Date: February 18, 2019

Legislative health care bills are not quite as advertised

At the request of Gov. Jay Inslee, Rep. Eileen Cody and Sen. David Frockt introduced companion measures, House Bill 1523 and Senate Bill 5526 respectively, which the governor heralded as a “public option” health insurance program for Washington state.

The bills are not quite as advertised.

Rather than a state-run, universal, single-payer health insurance or health care system as most would envision based on the “public option” moniker, the bills direct the state’s Health Benefit Exchange and Health Care Authority to develop requirements for health insurers to offer standard benefit design plans for sale in the state’s Obamacare exchange, the Washington HealthPlanFinder.

The state exchange enrolled about 200,000 people, many using federal subsidies, in health insurance plans for 2019. That’s about four percent of the state’s health insurance market.

Basically, standard benefit design health insurance plans would shift much of the cost-sharing components (like deductibles, co-payments, and co-insurance), also referred to as patient “out-of-pocket” costs, of an average health policy into the monthly premium.

These “standard plans” would be particularly well-suited to families and individuals having chronic, high-cost conditions who routinely find themselves paying the full deductible and out-of-pocket maximum during the plan year – often within the first quarter of the year. Think cancer, autoimmune diseases, blood disorders, and the like. The high cost of treatment and/or medications can force families and individuals to front tens of thousands of dollars early in the year before their health insurance policy starts paying. Shifting these out-of-pocket costs into a slightly higher monthly premium would make it easier for many families and individuals to budget and pay for these expenses.

NFIB was a member of the state’s Patient Out-of-Pocket Cost task force. We support that work group’s recommendation to allow standard benefit design plans in our state’s health insurance markets.

The challenge with these standard plans is that no health insurer wants to be the only one offering them. Doing so would attract more sick people, with particularly costly treatment needs, into those plans, making them even more expensive to operate. As a result, the state would need to mandate that every health insurer offer these plans, so the risk of higher-cost patients is spread among them. The bills would do just that.

However, HB 1523 and SB 5526 would make standard benefit plans the only type of health insurance policy offered through the state exchange by 2025. That’s where they lose NFIB’s support.

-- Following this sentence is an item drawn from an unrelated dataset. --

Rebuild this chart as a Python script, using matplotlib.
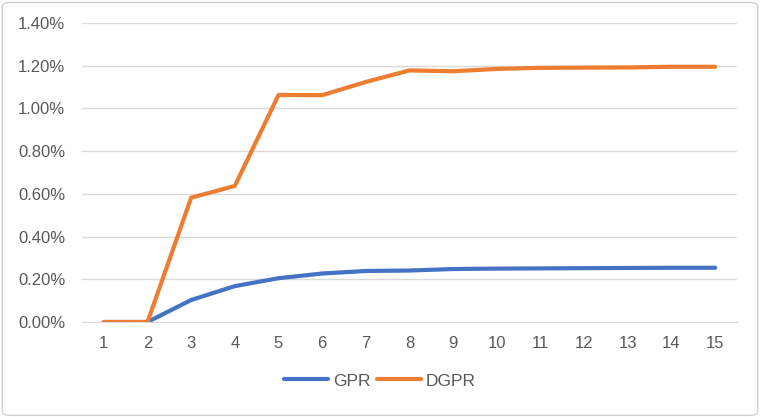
import matplotlib.pyplot as plt
from matplotlib.ticker import PercentFormatter
from matplotlib.patches import FancyBboxPatch

x = list(range(1, 16))
gpr = [0.0, 0.0, 0.103, 0.168, 0.205, 0.227, 0.239, 0.241, 0.248, 0.250,
       0.251, 0.252, 0.253, 0.254, 0.254]
dgpr = [0.0, 0.0, 0.582, 0.637, 1.063, 1.062, 1.124, 1.178, 1.174, 1.185,
        1.190, 1.191, 1.192, 1.195, 1.195]

plt.rcParams['font.family'] = ['Liberation Sans', 'DejaVu Sans']

fig = plt.figure(figsize=(7.6, 4.17), dpi=100)
ax = fig.add_axes([82 / 760, 1 - 322 / 417, (737 - 82) / 760, (322 - 23) / 417])

# rounded gray frame round the whole chart
fig.patches.append(FancyBboxPatch((0.003, 0.004), 0.994, 0.99,
                                  boxstyle="round,pad=0,rounding_size=0.01",
                                  transform=fig.transFigure, fill=False,
                                  ec="#D0D0D0", lw=1))

ax.plot(x, gpr, color="#4472C4", lw=3, label="GPR", solid_capstyle="round")
ax.plot(x, dgpr, color="#ED7D31", lw=3, label="DGPR", solid_capstyle="round")

ax.set_xlim(0.5, 15.5)
ax.set_ylim(0, 1.4)
ax.set_xticks(x)
ax.set_yticks([i * 0.2 for i in range(8)])
ax.yaxis.set_major_formatter(PercentFormatter(decimals=2))
ax.grid(axis="y", color="#D9D9D9", lw=1)
ax.set_axisbelow(True)
for s in ["top", "right", "left"]:
    ax.spines[s].set_visible(False)
ax.spines["bottom"].set_color("#D9D9D9")
ax.tick_params(length=0, labelsize=12, labelcolor="#595959")
ax.tick_params(axis="x", pad=10)
ax.tick_params(axis="y", pad=12)

fig.legend(loc="center", bbox_to_anchor=(0.5, 1 - 381 / 417), ncol=2,
           frameon=False, fontsize=12.5, handlelength=2.5, columnspacing=0.4,
           handletextpad=0.3, labelcolor="#595959")

fig.savefig("out.png")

Not every individual or family buying health insurance through the exchange needs, or would want, a standard benefit plan. Healthier individuals, and those with low health care utilization, would generally prefer lower monthly premiums with higher cost-sharing requirements, anticipating they would be unlikely to hit their policy’s deductible or out-of-pocket maximum in a given year.

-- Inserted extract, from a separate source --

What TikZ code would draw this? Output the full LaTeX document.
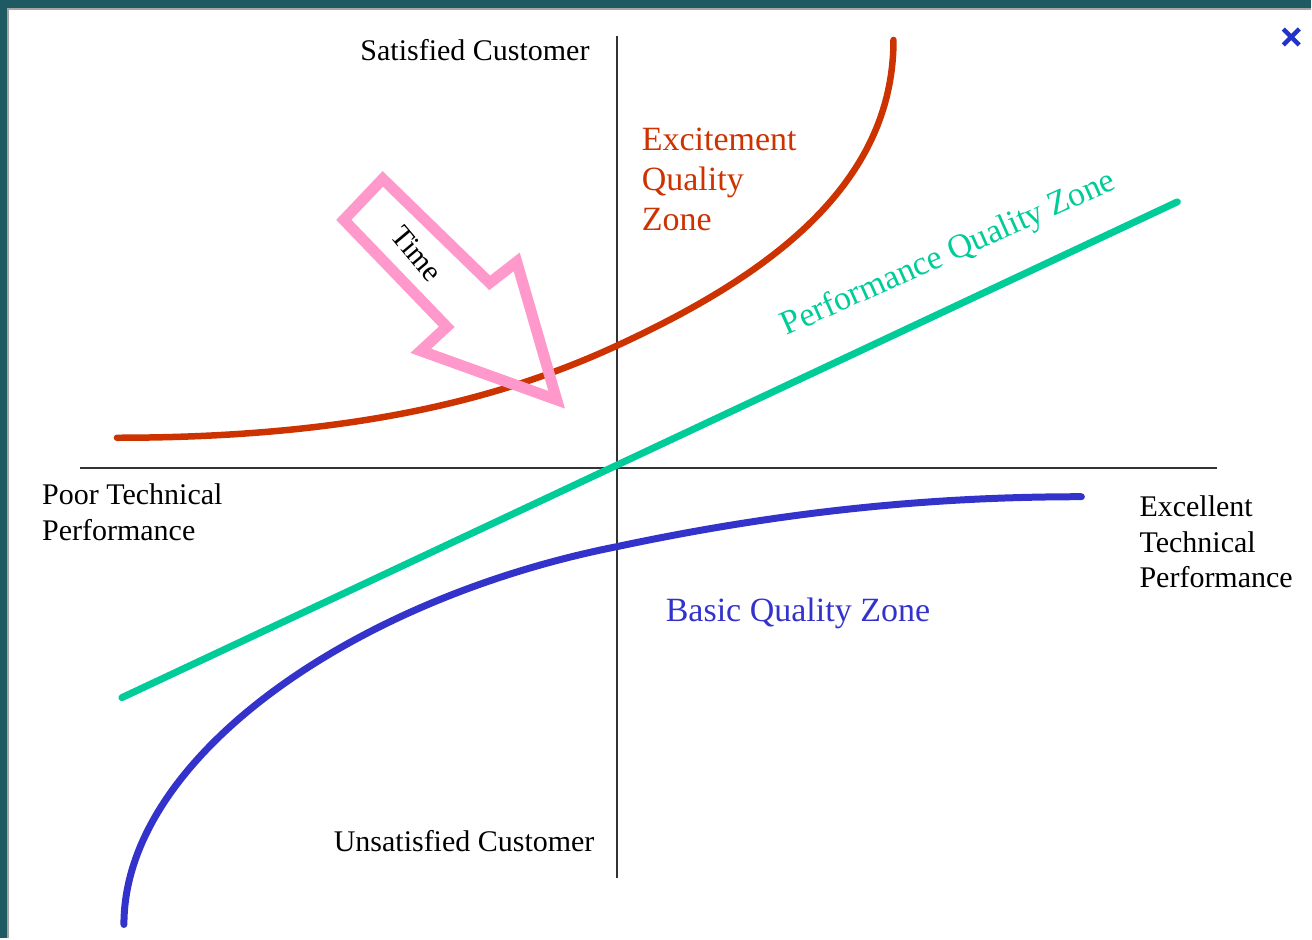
\documentclass[tikz,border=0pt]{standalone}
\usepackage{fontspec}
\setmainfont{Liberation Serif}
\definecolor{frameteal}{HTML}{1F5A62}
\definecolor{excred}{HTML}{CC3300}
\definecolor{perfgreen}{HTML}{00CC99}
\definecolor{basicblue}{HTML}{3333CC}
\definecolor{timepink}{HTML}{FF99CC}
\definecolor{closeblue}{HTML}{2233CC}
\definecolor{axisgrey}{HTML}{333333}
\begin{document}
\begin{tikzpicture}[x=1pt,y=-1pt,
  lbl/.style={font=\fontsize{30}{36}\selectfont, inner sep=0pt, text=black, align=left},
  zonelbl/.style={font=\fontsize{34}{40}\selectfont, inner sep=0pt, align=left},
  axisline/.style={draw=axisgrey, line width=2pt},
  curve/.style={line width=6.5pt, line cap=round}]
% frame
\fill[frameteal] (0,0) rectangle (1312,939);
\fill[white] (8,9) rectangle (1312,939);
\draw[gray!70, line width=1.5pt] (8,939) -- (8,9) -- (1312,9);
\useasboundingbox (0,0) rectangle (1312,939);
% close mark
\coordinate (x1) at (1284,29);
\coordinate (x2) at (1300,45);
\coordinate (x3) at (1284,45);
\coordinate (x4) at (1300,29);
\draw[closeblue, line width=4.5pt] (x1) -- (x2) (x3) -- (x4);
% axes
\coordinate (xl) at (80,468);
\coordinate (xr) at (1218,468);
\coordinate (yt) at (617,36);
\coordinate (yb) at (617,878);
\draw[axisline] (xl) -- (xr);
\draw[axisline] (yt) -- (yb);
% curves
\coordinate (r0) at (117,438);
\coordinate (r1) at (617,346);
\coordinate (r2) at (894,40);
\draw[curve, excred] (r0) .. controls (350,438) and (500,400) .. (r1)
   .. controls (760,280) and (894,190) .. (r2);
\coordinate (g0) at (122,698);
\coordinate (g1) at (1178,202);
\draw[curve, perfgreen, line width=7pt] (g0) -- (g1);
\coordinate (b0) at (124,925);
\coordinate (b1) at (617,547);
\coordinate (b2) at (1082,497);
\draw[curve, basicblue, line width=7pt] (b0) .. controls (124,760) and (350,600) .. (b1)
   .. controls (800,508) and (950,497) .. (b2);
% time arrow
\coordinate (pa) at (383,179);
\coordinate (pb) at (344,220);
\coordinate (pc) at (447,327);
\coordinate (pd) at (421,351);
\coordinate (pe) at (557,400);
\coordinate (pf) at (517,262);
\coordinate (pg) at (490,283);
\draw[timepink, line width=11pt, line join=miter] (pa) -- (pb) -- (pc) -- (pd) -- (pe) -- (pf) -- (pg) -- cycle;
\node[lbl, font=\fontsize{30}{34}\selectfont, rotate=-50] (time) at (417,254) {Time};
% labels
\node[lbl, anchor=base east] (sat) at (590,61) {Satisfied Customer};
\node[lbl, anchor=base east] (unsat) at (595,852) {Unsatisfied Customer};
\node[lbl, anchor=north west, align=left, font=\fontsize{30}{35.5}\selectfont] (poor) at (42,484) {Poor Technical\\Performance};
\node[lbl, anchor=north west, align=left, font=\fontsize{30}{35.5}\selectfont] (exc) at (1140,496) {Excellent\\Technical\\Performance};
\node[zonelbl, text=excred, anchor=north west] (excz) at (642,128) {Excitement\\Quality\\Zone};
\node[zonelbl, text=basicblue, anchor=base west] (basz) at (666,622) {Basic Quality Zone};
\node[zonelbl, text=perfgreen, anchor=base west, rotate=24] (perfz) at (787,336) {Performance Quality Zone};
\end{tikzpicture}
\end{document}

In fact, NFIB has long supported greater flexibility or customization of health insurance coverage components to better align plan design with patient needs – and their budget.

The bills require certain state agencies to develop a plan for a state-funded subsidy program for individuals and families making up to five times the federal poverty level; the existing federal subsidy applies only to those earning 400 percent or less of the federal poverty level. The plan would be due by November 15, 2020. NFIB objected to this provision, questioning whether enough data about standard plan enrollment and usage would be available so quickly.

The bills would also limit medical providers receiving payments under these plans to Medicare rates, which are typically lower than what private health insurance plans pay for the same procedures. NFIB left it in the capable hands of the state’s medical and hospital associations to address whether paying medical providers at Medicare rates would be adequate or result in cost-shifting to other segments of the private health insurance market.

Given the small share of the state’s health insurance enrollees affected by the proposals – about 4 percent – and the potential good of bringing standard benefit design plans to market, NFIB is not willing to fully oppose these bills at this time. Moreover, the governor’s office has repeatedly indicated a willingness to consider NFIB’s suggestions as it continues working with the bills’ sponsors and interested parties to improve the legislation.